- Rousseau - "Forcing to be free" - The Social Contract
- Linking in with Hobbes and Locke.
- Rousseau is seen as the founder of romantiscm - The state of nature expresses that we were born free, and now society (laws and government) have distorted us, human nature has been damaged by society.
- He believed that society was an 'evil' and that all humans should return to an animalistic way, passionate.
- The state of nature is before government, the social contract had created the government.
-Hobbes believed that if there were no laws within society there would be chaos and that the state of nature is like war. He believed it would be best to elect a leader to have 'God-like' power that must protect your life and country from invaders.
- Locke was more rational although still believed a leader came from God and that everyone had their own natural rights and these can not be taken away. He has an obsession with property and believes natural goodness is needed for power to defend lives and property.
- Rousseau 1712 - Born in Geneva, he was a traveller and a aristocrat, his wife was a servant and an adultress and he had five children which he took to an orphanage - he wrote a book on how people should be educated and was very passionate and sentimental - not rational. He was influential to the French Revolution and disagreed with Hobbes and Locke stating that going back to when there was no language is the genuine state of nature.
He was influenced by the Greeks - Socrates.
He was put on trial for 'perverting the youth of Athens' and being a philosopher. Rousseau liked the thought of being part of a society that owned us.

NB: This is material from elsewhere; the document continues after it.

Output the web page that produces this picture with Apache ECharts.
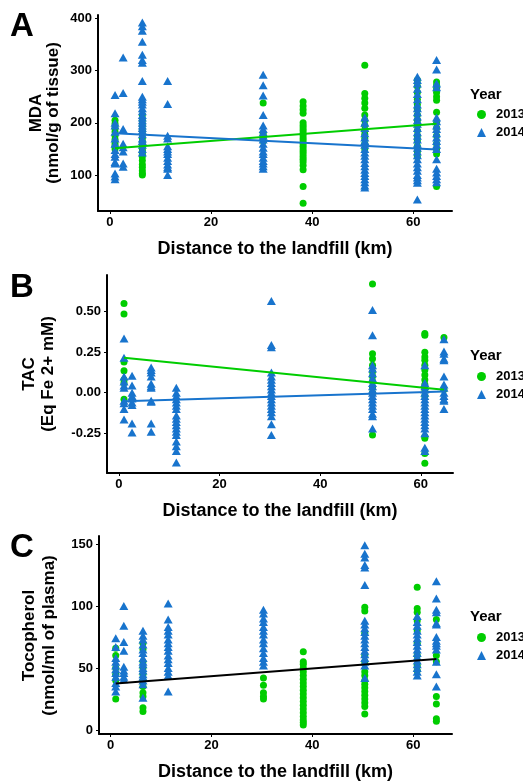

"The first person who having enclosed a piece of land, took it into his head to say this is mine and found people simple enough to believe him was the true founder of civil society" Rousseau believed that savages were free and in a more typical society.
Amour - propre.
- 'Self esteem' is the cause of most enquality.
- The progress of civilisation is responsible for all our miseries.

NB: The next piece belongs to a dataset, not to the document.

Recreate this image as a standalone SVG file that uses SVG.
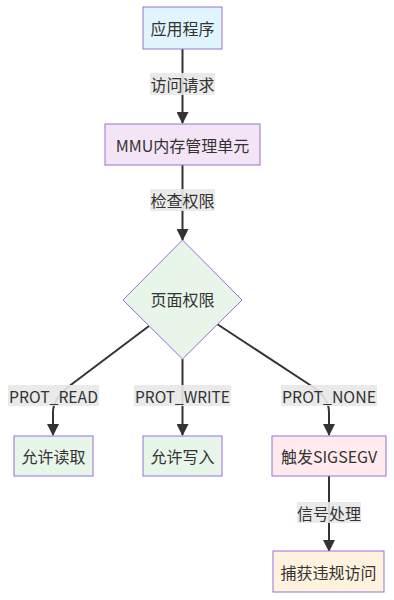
<svg xmlns="http://www.w3.org/2000/svg" width="394" height="600" viewBox="0 0 394 600">
<defs>
<style>
.node rect,.node polygon{stroke:#9370DB;stroke-width:1}
.t{font-family:"Noto Sans CJK SC","Liberation Sans",sans-serif;font-size:16px;fill:#333;text-anchor:middle;dominant-baseline:central}
.edge{fill:none;stroke:#333;stroke-width:2}
.lbg{fill:#e8e8e8;opacity:0.9}
</style>
<marker id="arrow" viewBox="0 0 12 12" refX="11" refY="6" markerWidth="12" markerHeight="12" markerUnits="userSpaceOnUse" orient="auto">
<path d="M0,0 L12,6 L0,12 z" fill="#333"/>
</marker>
</defs>
<rect width="394" height="600" fill="#ffffff"/>
<g id="connectors">
<path class="edge" d="M182.5,49 L182.5,123" marker-end="url(#arrow)"/>
<path class="edge" d="M182.5,165 L182.5,240" marker-end="url(#arrow)"/>
<path class="edge" d="M149,326 L72,384 Q53,398 53,412 L53,435" marker-end="url(#arrow)"/>
<path class="edge" d="M182.5,359 L182.5,435" marker-end="url(#arrow)"/>
<path class="edge" d="M217,324 L310,385 Q329,397 329,412 L329,435" marker-end="url(#arrow)"/>
<path class="edge" d="M329,476 L329,551" marker-end="url(#arrow)"/>
<g id="edge-labels">
<rect class="lbg" x="150" y="73" width="65" height="22"/>
<text class="t" x="182.5" y="84">访问请求</text>
<rect class="lbg" x="150" y="189" width="65" height="22"/>
<text class="t" x="182.5" y="200">检查权限</text>
<rect class="lbg" x="8" y="385" width="91" height="21"/>
<text class="t" x="53.5" y="395.5" textLength="89" lengthAdjust="spacingAndGlyphs">PROT_READ</text>
<rect class="lbg" x="134" y="385" width="97" height="21"/>
<text class="t" x="182.5" y="395.5" textLength="95" lengthAdjust="spacingAndGlyphs">PROT_WRITE</text>
<rect class="lbg" x="281" y="385" width="96" height="21"/>
<text class="t" x="329" y="395.5" textLength="94" lengthAdjust="spacingAndGlyphs">PROT_NONE</text>
<rect class="lbg" x="297" y="502" width="64" height="21"/>
<text class="t" x="329" y="512.5">信号处理</text>
</g>
</g>
<g id="app" class="node">
<rect x="143" y="7" width="79" height="42" fill="#e1f5fe"/>
<text class="t" x="182.5" y="28">应用程序</text>
</g>
<g id="mmu" class="node">
<rect x="105" y="124" width="155" height="41" fill="#f3e5f5"/>
<text class="t" x="182.5" y="144.5">MMU内存管理单元</text>
</g>
<g id="perm" class="node">
<polygon points="182.5,240 242,300 182.5,359 123,300" fill="#e8f5e9"/>
<text class="t" x="182.5" y="299">页面权限</text>
</g>
<g id="read" class="node">
<rect x="14" y="436" width="79" height="40" fill="#e8f5e9"/>
<text class="t" x="53.5" y="456">允许读取</text>
</g>
<g id="write" class="node">
<rect x="143" y="436" width="79" height="40" fill="#e8f5e9"/>
<text class="t" x="182.5" y="456">允许写入</text>
</g>
<g id="sigsegv" class="node">
<rect x="272" y="436" width="114" height="40" fill="#ffebee"/>
<text class="t" x="329" y="456">触发SIGSEGV</text>
</g>
<g id="catch" class="node">
<rect x="273" y="551" width="111" height="41" fill="#fff3e0"/>
<text class="t" x="328.5" y="571.5">捕获违规访问</text>
</g>
</svg>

- But we can not return to the state of nature so what can be done?
- Self esteem wears us down.
- State of nature - no one cared how they were seen, Rousseau knows we can not return to the state of nature
- He begins... "Taking men as they are and laws as they might be." This is a clear attack on Hobbes and Locke - but reminiscent of Machiavelli's 'Prince'
- The Problem - "Find a form of association, which defends and protects with all common force, the person and goods of each associated and by means of which each one while writing with all obeys only himself and remains as free as before" Hobbes.
- The Solution - The Social Contract
- Rousseau said we did not need an aristocracy
'The General Will' - Direct democracy - no representation - (voting for society)
-Since we all contribute to the shaping of this general will, when we obey it's laws we do, he wants to say, no more than obey ourselves.
- "For it to be driven by appetite alone is slavery and obediance to the law one has presented for onself its freedom"
- Contrast with the public and private sphere.
- Rousseau believes there is no conflict and there is an agreement within society making a law, to obey this law is to be free.
- Public life is to follow the law, and in private life you are seen to be free, 'in a private sphere'.
- Everyone is free because we all agree on the laws.
- Danger is a new kind of dictatorship (because the law becomes so important) the tyranny of law. Anyone who refuses to obey the general will, will be 'forced to be free'.
- Freedom exists only in service - our freedom starts where the law begins. You will only be free if you follow the law.
...French Revolution...
- Declaration of the Rights of Man - similar to American Bill of Rights/more influenced by Locke.
- Men are born and remain free and remain equal in rights.
- The principle of all sovereignity resides essentially in the nation (the people)
- Law is the expression of the 'general will'. Every citizen has the right to participate personally or through a representative, in it's foundation.
- Law is expression of innate goodness.
Rousseau believed that God was not influential in a person's everyday life - supreme being.
-Taking away power from the Catholic church.
...Romanticism...
- The idea of uniqueness of the individual
- Goodness of primitive man - the noble savage.
- Reaction against the enlightenment - believed in supremacy of emotions.
- The rural over the urban
- Aesthetic vs. Utilisation standards.